When writing dialog for your digital assistant, imagine that you’re writing for a real person who has important tasks that they need to accomplish. The user might be frustrated or in a hurry to complete a work-related task. You’re having a conversation with your users and want to give them an answer that is quick, concise, and accurate. Don’t think about how you you’d write a statement for users, but how you’d say it to them.
Focus on user
The user is the most important person in conversational design. Focus the conversational design on your users. Give users only the relevant information they need to complete their request. Don’t waste their time or frustrate them further.
Use concise, natural, neutral language. Typical responses are between 60-90 characters. Keep it simple.
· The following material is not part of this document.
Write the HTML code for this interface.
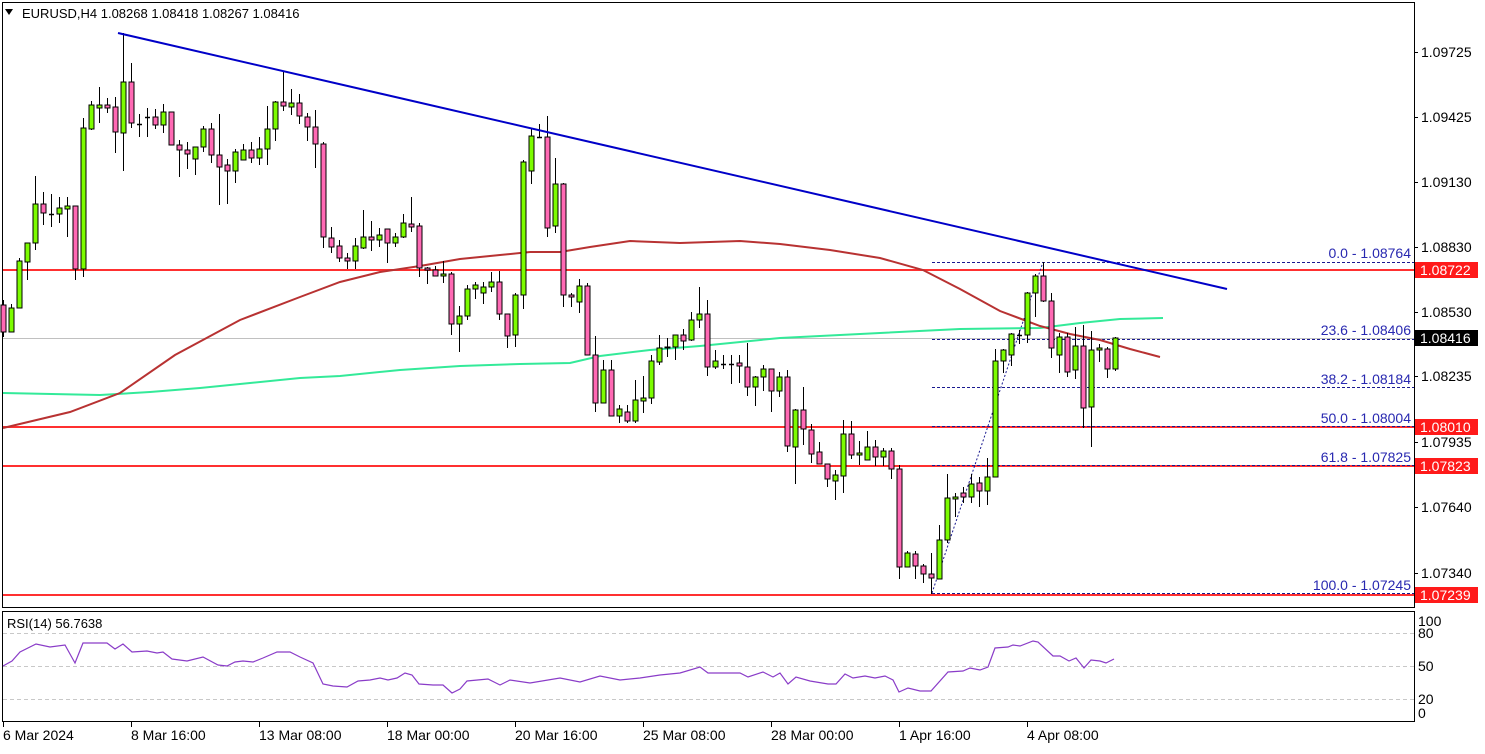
<!DOCTYPE html>
<html><head><meta charset="utf-8"><style>
html,body{margin:0;padding:0;background:#fff;}
body{width:1485px;height:749px;overflow:hidden;font-family:"Liberation Sans",sans-serif;}
svg text{font-family:"Liberation Sans",sans-serif;}
</style></head><body>
<svg id="s" width="1485" height="749" xmlns="http://www.w3.org/2000/svg">
<rect x="0" y="0" width="1485" height="749" fill="#fff"/>
<rect x="2.5" y="2.5" width="1412" height="605" fill="none" stroke="#000" stroke-width="1"/>
<rect x="2.5" y="611.5" width="1412" height="110" fill="none" stroke="#000" stroke-width="1"/>
<line x1="3" y1="338.5" x2="1414" y2="338.5" stroke="#c0c0c0" stroke-width="1"/>
<g stroke="#ff3030" stroke-width="2">
<line x1="3" y1="270" x2="1414" y2="270"/>
<line x1="3" y1="427" x2="1414" y2="427"/>
<line x1="3" y1="466" x2="1414" y2="466"/>
<line x1="3" y1="595" x2="1414" y2="595"/>
</g>
<g stroke="#1a1a90" stroke-width="1" stroke-dasharray="3,2">
<line x1="932" y1="262.5" x2="1414" y2="262.5"/>
<line x1="932" y1="339.5" x2="1414" y2="339.5"/>
<line x1="932" y1="387.5" x2="1414" y2="387.5"/>
<line x1="932" y1="426.5" x2="1414" y2="426.5"/>
<line x1="932" y1="465.5" x2="1414" y2="465.5"/>
<line x1="932" y1="593.5" x2="1414" y2="593.5"/>
<line x1="932" y1="593" x2="1043" y2="262" stroke-dasharray="2,2"/>
</g>
<g fill="#2828b0" font-size="14" text-anchor="end">
<text x="1411" y="258">0.0 - 1.08764</text>
<text x="1411" y="335">23.6 - 1.08406</text>
<text x="1411" y="384">38.2 - 1.08184</text>
<text x="1411" y="423">50.0 - 1.08004</text>
<text x="1411" y="462">61.8 - 1.07825</text>
<text x="1411" y="590">100.0 - 1.07245</text>
</g>
<polyline fill="none" stroke="#33ea99" stroke-width="2" points="3,393 100,395 150,392 200,388 250,383 300,378 340,376 400,370 460,366 520,364 570,363 600,356 650,350 700,346 780,338 880,333 960,329 1040,328 1080,323 1120,319 1163,318"/>
<polyline fill="none" stroke="#b83232" stroke-width="2" points="3,428 70,412 120,393 175,355 240,320 300,297 340,282 380,272 420,266 460,259 500,255 530,252 560,252 590,247 630,241 680,243 740,241 780,244 830,250 880,258 923,270 960,289 1000,311 1040,326 1070,334 1100,340 1130,349 1160,357"/>
<g id="candles"></g>
<line x1="118" y1="33" x2="1227" y2="289" stroke="#0000c8" stroke-width="2"/>
<g stroke="#000" stroke-width="1">
<line x1="1414" y1="52.5" x2="1418" y2="52.5"/><line x1="1414" y1="117.5" x2="1418" y2="117.5"/>
<line x1="1414" y1="182.5" x2="1418" y2="182.5"/><line x1="1414" y1="247.5" x2="1418" y2="247.5"/>
<line x1="1414" y1="312.5" x2="1418" y2="312.5"/><line x1="1414" y1="376.5" x2="1418" y2="376.5"/>
<line x1="1414" y1="442.5" x2="1418" y2="442.5"/><line x1="1414" y1="507.5" x2="1418" y2="507.5"/>
<line x1="1414" y1="573.5" x2="1418" y2="573.5"/>
</g>
<g font-size="14" fill="#000">
<text x="1421" y="57">1.09725</text><text x="1421" y="122">1.09425</text>
<text x="1421" y="187">1.09130</text><text x="1421" y="252">1.08830</text>
<text x="1421" y="317">1.08530</text><text x="1421" y="381">1.08235</text>
<text x="1421" y="447">1.07935</text><text x="1421" y="512">1.07640</text>
<text x="1421" y="578">1.07340</text>
</g>
<g>
<rect x="1415" y="262" width="63" height="16" fill="#ff1a1a"/>
<rect x="1415" y="330" width="63" height="16" fill="#000"/>
<rect x="1415" y="419" width="63" height="16" fill="#ff1a1a"/>
<rect x="1415" y="458" width="63" height="16" fill="#ff1a1a"/>
<rect x="1415" y="587" width="63" height="16" fill="#ff1a1a"/>
</g>
<g font-size="14" fill="#fff">
<text x="1420" y="275">1.08722</text><text x="1420" y="343">1.08416</text>
<text x="1420" y="432">1.08010</text><text x="1420" y="471">1.07823</text>
<text x="1420" y="600">1.07239</text>
</g>
<polygon points="5,9 13,9 9,15" fill="#000"/>
<text x="22" y="18" font-size="13" fill="#000">EURUSD,H4  1.08268 1.08418 1.08267 1.08416</text>
<g stroke="#c8c8c8" stroke-dasharray="4,3"><line x1="3" y1="633.5" x2="1414" y2="633.5"/><line x1="3" y1="666.5" x2="1414" y2="666.5"/><line x1="3" y1="699.5" x2="1414" y2="699.5"/></g>
<text x="7" y="628" font-size="13" fill="#000">RSI(14) 56.7638</text>
<polyline fill="none" stroke="#8a3cc8" stroke-width="1.2" points="3,666 12,661 20,652 36,644 50,647 65,645 75,663 83,643 107,643 115,649 123,644 132,652 147,651 157,653 163,652 172,659 187,661 203,657 218,665 227,666 235,662 243,661 253,662 263,658 277,652 290,652 300,657 313,663 323,684 333,686 347,687 358,681 370,680 380,678 388,680 397,678 405,673 412,675 419,684 433,685 443,685 452,693 460,689 467,681 488,679 500,685 510,680 530,683 560,678 580,682 600,676 620,680 640,678 660,675 680,673 700,667 708,673 740,673 748,677 763,672 773,677 780,673 788,684 796,677 810,681 828,684 836,684 845,674 853,678 865,676 875,678 885,676 893,680 899,692 908,688 920,691 931,691 948,672 963,671 970,668 980,670 988,667 995,648 1008,647 1013,645 1020,646 1033,641 1038,642 1053,656 1060,656 1069,661 1076,658 1084,668 1091,660 1100,661 1106,663 1114,659"/>
<g font-size="14" fill="#000">
<text x="1418" y="626">100</text><text x="1418" y="638">80</text><text x="1418" y="671">50</text><text x="1418" y="704">20</text><text x="1418" y="718">0</text>
</g>
<g stroke="#000"><line x1="3.5" y1="722" x2="3.5" y2="727"/><line x1="131.5" y1="722" x2="131.5" y2="727"/><line x1="259.5" y1="722" x2="259.5" y2="727"/><line x1="387.5" y1="722" x2="387.5" y2="727"/><line x1="515.5" y1="722" x2="515.5" y2="727"/><line x1="643.5" y1="722" x2="643.5" y2="727"/><line x1="771.5" y1="722" x2="771.5" y2="727"/><line x1="899.5" y1="722" x2="899.5" y2="727"/><line x1="1027.5" y1="722" x2="1027.5" y2="727"/></g>
<g font-size="14" fill="#000">
<text x="3" y="740">6 Mar 2024</text><text x="131" y="740">8 Mar 16:00</text><text x="259" y="740">13 Mar 08:00</text><text x="387" y="740">18 Mar 00:00</text><text x="515" y="740">20 Mar 16:00</text><text x="643" y="740">25 Mar 08:00</text><text x="771" y="740">28 Mar 00:00</text><text x="899" y="740">1 Apr 16:00</text><text x="1027" y="740">4 Apr 08:00</text>
</g>
</svg>
<script>
var d=[[305,332,300,337,0],[308,332,304,332,1],[261,308,258,308,1],[243,262,243,280,1],[204,243,176,250,1],[204,213,192,225,0],[214,214,194,227,0],[208,214,197,223,1],[206,209,197,237,1],[206,269,206,280,0],[128,269,118,277,1],[105,129,101,130,1],[105,108,87,123,1],[105,108,98,113,0],[107,132,97,153,0],[82,133,33,171,1],[82,123,63,128,0],[124,124,114,137,0],[117,117,108,137,0],[117,125,109,129,0],[112,125,104,133,1],[112,145,112,145,0],[145,150,140,177,0],[150,154,142,169,0],[147,159,147,175,1],[129,147,126,152,1],[129,155,123,163,0],[155,167,114,205,0],[165,171,159,204,0],[152,171,149,183,1],[150,160,144,160,1],[150,158,142,163,0],[149,158,137,165,1],[129,149,106,165,1],[102,129,101,141,1],[102,106,72,111,0],[103,107,89,115,1],[103,116,94,124,0],[117,127,113,141,0],[127,144,110,168,0],[144,237,142,248,0],[238,247,227,253,0],[246,258,240,262,0],[258,261,253,269,0],[246,261,238,269,1],
[237,248,210,249,1],[237,240,221,251,0],[235,240,228,247,1],[229,243,229,263,0],[237,243,233,247,1],[223,237,214,238,1],[224,227,197,232,0],[226,268,223,277,0],[268,270,267,284,0],[270,276,266,276,0],[274,276,261,283,1],[274,324,272,335,0],[316,324,306,352,1],[289,316,285,320,1],[285,289,282,299,1],[287,293,282,304,1],[282,287,272,292,1],[282,314,271,320,0],[314,336,314,348,0],[295,335,293,347,1],[162,295,160,309,1],[136,171,128,184,1],[137,137,124,138,0],[137,228,116,237,0],[184,226,158,233,1],[184,295,183,307,0],[295,297,293,307,0],[286,302,279,313,1],[286,355,283,355,0],[355,403,336,412,0],[370,403,360,403,1],[370,416,360,416,0],[409,416,405,423,1],[412,421,405,423,0],[400,421,380,423,1],[398,401,376,413,1],[361,398,355,404,1],[348,362,335,365,1],[347,348,338,357,1],[335,347,335,360,1],[335,341,329,350,0],[320,340,312,341,1],[314,320,287,328,1],
[314,367,300,376,0],[361,367,350,369,1],[364,364,355,369,0],[364,364,355,384,0],[363,366,355,383,0],[367,387,343,396,0],[377,387,376,406,1],[369,377,365,391,1],[369,391,369,412,0],[377,391,372,397,1],[377,446,370,452,0],[410,447,409,484,1],[410,429,387,445,0],[430,454,424,463,0],[452,464,442,464,0],[464,479,464,487,0],[475,481,470,500,1],[434,476,420,493,1],[434,455,421,459,0],[453,455,441,465,1],[447,460,431,460,1],[447,457,440,466,0],[451,457,448,466,1],[451,469,448,479,0],[469,567,465,579,0],[553,567,551,567,1],[554,566,551,579,0],[566,574,564,583,0],[574,578,553,594,0],[540,579,525,579,1],[498,540,474,543,1],[497,499,493,517,1],[493,497,487,503,0],[484,497,474,503,1],[483,491,477,507,0],[477,491,458,505,1],[361,477,349,477,1],[350,361,349,373,1],[334,355,333,366,1],
[335,335,330,344,1],[293,335,292,343,1],[276,293,274,317,1],[276,301,262,302,0],[301,348,293,358,0],[337,355,333,373,1],[337,372,333,377,0],[346,370,327,379,1],[346,408,325,428,0],[350,407,331,447,1],[348,350,344,362,1],[349,369,347,378,0],[338,369,337,371,1]];
var h='';
for(var i=0;i<d.length;i++){var c=d[i],x=3+8*i;
h+='<line x1="'+(x+0.5)+'" y1="'+c[2]+'" x2="'+(x+0.5)+'" y2="'+c[3]+'" stroke="#000" stroke-width="1"/>';
var ht=c[1]-c[0];
if(ht<1){h+='<line x1="'+(x-2)+'" y1="'+(c[0]+0.5)+'" x2="'+(x+3)+'" y2="'+(c[0]+0.5)+'" stroke="#000" stroke-width="1.5"/>';}
else h+='<rect x="'+(x-2)+'" y="'+c[0]+'" width="5" height="'+ht+'" fill="'+(c[4]?'#7cfc00':'#ff69b4')+'" stroke="#000" stroke-width="1"/>';}
document.getElementById('candles').innerHTML=h;
</script>
</body></html>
Basic active voice sentences are subject, verb, object. I love biking. Active voice is more understandable and direct. In the passive voice, the subject is acted on by the verb. Biking is loved by me. This can be unclear or too wordy. Write dialog as if you are having a conversation with a friend or coworker. If you say it aloud and it sounds strange, try to reword it.
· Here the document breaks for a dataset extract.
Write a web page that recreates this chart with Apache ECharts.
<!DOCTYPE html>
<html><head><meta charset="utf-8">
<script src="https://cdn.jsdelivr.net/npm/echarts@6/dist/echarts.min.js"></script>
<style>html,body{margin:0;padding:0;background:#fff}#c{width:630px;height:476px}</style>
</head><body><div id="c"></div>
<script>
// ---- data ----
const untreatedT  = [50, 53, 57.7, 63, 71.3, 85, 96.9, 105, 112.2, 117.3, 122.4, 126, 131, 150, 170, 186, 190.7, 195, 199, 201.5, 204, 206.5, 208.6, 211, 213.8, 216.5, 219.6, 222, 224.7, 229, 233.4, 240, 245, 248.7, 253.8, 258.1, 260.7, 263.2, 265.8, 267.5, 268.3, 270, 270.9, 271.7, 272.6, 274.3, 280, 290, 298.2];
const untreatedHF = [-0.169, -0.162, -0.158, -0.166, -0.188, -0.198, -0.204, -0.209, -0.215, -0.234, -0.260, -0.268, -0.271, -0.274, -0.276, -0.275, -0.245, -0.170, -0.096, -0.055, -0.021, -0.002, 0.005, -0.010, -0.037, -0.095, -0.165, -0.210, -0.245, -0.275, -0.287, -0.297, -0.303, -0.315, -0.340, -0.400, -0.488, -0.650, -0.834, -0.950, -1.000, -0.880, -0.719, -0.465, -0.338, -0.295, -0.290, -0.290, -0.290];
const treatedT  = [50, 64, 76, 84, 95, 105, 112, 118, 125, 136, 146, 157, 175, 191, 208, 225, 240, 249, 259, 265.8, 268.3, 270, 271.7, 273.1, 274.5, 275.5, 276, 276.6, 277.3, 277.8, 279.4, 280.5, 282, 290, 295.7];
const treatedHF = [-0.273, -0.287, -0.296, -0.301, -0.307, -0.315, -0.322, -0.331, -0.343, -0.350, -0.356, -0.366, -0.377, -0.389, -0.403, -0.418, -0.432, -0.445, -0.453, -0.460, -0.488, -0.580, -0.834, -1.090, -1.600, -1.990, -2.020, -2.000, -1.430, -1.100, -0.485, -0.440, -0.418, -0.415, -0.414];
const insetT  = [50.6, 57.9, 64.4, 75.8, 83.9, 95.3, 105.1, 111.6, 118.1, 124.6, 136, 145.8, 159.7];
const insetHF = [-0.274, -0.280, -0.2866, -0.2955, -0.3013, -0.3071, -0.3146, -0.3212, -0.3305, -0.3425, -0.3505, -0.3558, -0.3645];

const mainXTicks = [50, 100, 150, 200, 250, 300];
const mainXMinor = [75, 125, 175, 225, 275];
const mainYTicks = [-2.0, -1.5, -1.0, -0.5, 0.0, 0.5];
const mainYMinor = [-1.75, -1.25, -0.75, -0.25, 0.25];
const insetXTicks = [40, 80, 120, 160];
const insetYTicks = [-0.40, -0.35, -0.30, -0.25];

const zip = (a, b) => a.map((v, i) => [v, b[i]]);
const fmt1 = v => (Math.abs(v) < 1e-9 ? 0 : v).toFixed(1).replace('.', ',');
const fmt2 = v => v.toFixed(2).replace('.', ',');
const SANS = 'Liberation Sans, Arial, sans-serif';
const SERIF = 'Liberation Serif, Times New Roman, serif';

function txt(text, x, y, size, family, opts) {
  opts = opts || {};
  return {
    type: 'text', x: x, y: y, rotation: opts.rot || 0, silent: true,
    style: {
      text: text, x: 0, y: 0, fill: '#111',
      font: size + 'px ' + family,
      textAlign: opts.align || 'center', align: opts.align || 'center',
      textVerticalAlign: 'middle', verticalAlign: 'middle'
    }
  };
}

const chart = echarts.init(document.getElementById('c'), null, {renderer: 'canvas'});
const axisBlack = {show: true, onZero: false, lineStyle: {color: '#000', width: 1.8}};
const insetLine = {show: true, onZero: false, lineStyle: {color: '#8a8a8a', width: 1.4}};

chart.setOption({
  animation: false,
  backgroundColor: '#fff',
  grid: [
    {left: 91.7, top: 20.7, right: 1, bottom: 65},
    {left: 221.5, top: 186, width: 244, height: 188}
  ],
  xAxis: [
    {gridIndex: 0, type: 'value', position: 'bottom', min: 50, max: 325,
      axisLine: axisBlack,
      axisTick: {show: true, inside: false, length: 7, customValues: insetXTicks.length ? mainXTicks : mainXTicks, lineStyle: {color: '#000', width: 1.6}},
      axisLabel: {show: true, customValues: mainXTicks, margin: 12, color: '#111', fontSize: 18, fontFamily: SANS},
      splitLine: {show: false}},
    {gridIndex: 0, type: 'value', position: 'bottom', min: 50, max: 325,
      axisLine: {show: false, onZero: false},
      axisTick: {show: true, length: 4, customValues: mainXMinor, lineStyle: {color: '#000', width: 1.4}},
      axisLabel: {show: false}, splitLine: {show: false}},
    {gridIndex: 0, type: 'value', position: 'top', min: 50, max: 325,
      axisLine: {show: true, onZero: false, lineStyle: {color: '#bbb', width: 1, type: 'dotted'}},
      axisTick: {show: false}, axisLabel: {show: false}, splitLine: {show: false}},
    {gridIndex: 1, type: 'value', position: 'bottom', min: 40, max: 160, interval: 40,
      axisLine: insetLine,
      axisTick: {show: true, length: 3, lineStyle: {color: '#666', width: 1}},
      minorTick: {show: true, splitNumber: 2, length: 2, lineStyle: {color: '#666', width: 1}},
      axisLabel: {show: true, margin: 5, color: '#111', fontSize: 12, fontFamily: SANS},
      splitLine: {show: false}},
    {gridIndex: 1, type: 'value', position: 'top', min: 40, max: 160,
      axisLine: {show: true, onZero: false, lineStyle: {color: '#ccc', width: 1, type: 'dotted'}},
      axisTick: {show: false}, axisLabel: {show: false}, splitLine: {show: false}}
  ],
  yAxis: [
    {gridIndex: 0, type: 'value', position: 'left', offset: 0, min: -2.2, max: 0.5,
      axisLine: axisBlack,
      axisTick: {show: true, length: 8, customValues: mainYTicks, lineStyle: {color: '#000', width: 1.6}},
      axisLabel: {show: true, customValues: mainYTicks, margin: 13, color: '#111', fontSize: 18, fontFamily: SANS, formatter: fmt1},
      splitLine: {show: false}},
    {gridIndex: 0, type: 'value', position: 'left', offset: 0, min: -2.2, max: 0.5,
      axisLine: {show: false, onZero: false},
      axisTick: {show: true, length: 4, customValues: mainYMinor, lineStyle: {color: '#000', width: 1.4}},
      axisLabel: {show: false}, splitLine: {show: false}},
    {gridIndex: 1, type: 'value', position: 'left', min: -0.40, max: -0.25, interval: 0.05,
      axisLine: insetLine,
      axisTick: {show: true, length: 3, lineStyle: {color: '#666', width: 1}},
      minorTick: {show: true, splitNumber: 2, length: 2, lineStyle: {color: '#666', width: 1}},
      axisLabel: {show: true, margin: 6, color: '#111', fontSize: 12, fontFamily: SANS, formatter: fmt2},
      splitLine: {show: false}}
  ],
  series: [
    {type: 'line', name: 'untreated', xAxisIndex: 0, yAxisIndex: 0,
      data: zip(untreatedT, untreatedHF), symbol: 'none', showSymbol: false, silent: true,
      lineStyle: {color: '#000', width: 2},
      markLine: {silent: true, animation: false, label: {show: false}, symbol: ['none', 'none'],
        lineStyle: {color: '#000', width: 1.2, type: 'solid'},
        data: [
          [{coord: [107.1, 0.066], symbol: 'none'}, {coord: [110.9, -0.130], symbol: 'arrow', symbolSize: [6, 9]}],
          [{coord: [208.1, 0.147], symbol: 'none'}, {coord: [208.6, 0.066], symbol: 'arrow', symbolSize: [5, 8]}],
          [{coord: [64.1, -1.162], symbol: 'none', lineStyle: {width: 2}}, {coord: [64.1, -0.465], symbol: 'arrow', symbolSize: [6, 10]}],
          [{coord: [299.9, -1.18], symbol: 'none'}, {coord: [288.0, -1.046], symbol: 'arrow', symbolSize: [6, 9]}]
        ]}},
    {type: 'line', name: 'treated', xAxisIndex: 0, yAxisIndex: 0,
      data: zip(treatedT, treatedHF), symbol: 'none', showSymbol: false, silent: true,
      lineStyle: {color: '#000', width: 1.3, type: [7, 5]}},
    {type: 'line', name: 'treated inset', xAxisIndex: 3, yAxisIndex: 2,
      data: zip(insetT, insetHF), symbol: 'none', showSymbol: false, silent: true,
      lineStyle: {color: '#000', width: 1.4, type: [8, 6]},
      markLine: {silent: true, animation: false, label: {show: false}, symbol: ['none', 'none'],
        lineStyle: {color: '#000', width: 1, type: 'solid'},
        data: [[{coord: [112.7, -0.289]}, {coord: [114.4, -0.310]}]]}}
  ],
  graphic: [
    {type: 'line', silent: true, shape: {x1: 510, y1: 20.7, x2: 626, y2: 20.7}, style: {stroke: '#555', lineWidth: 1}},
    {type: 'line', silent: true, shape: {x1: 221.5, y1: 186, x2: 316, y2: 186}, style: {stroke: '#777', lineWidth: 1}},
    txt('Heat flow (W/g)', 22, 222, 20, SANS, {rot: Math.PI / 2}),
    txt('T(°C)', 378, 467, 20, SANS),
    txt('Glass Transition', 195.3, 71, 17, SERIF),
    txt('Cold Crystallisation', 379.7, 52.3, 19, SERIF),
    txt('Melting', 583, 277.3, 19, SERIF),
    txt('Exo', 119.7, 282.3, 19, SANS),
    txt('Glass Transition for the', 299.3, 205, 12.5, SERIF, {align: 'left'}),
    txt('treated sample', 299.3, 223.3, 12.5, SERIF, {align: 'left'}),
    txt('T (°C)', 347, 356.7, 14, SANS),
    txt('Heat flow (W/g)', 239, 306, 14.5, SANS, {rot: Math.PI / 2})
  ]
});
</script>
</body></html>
Users don’t know what they need. That’s why they’re asking for help. Find out what they need and give them options and next steps to help them complete their task. Keep earlier information in mind when responding. Give users a call-to-action to complete their task.
Slang and jargon
We want our users to know that we take them and their concerns seriously. Slang (very informal language) and colloquialisms (local or regional expressions) don’t translate well. Indian English, Australian English, and US English often have very different ways of saying things. What is said in English can be insulting or disrespectful in another language. Stick to basic, professional language.
Emotions and Humor
It’s best to stay away from using emotions, emojis and emoticons when communicating online. These don’t always translate well from one culture to another. Certain emojis, like a hand gesture, can be offensive in some cultures. Humor is subjective and can be interpreted differently.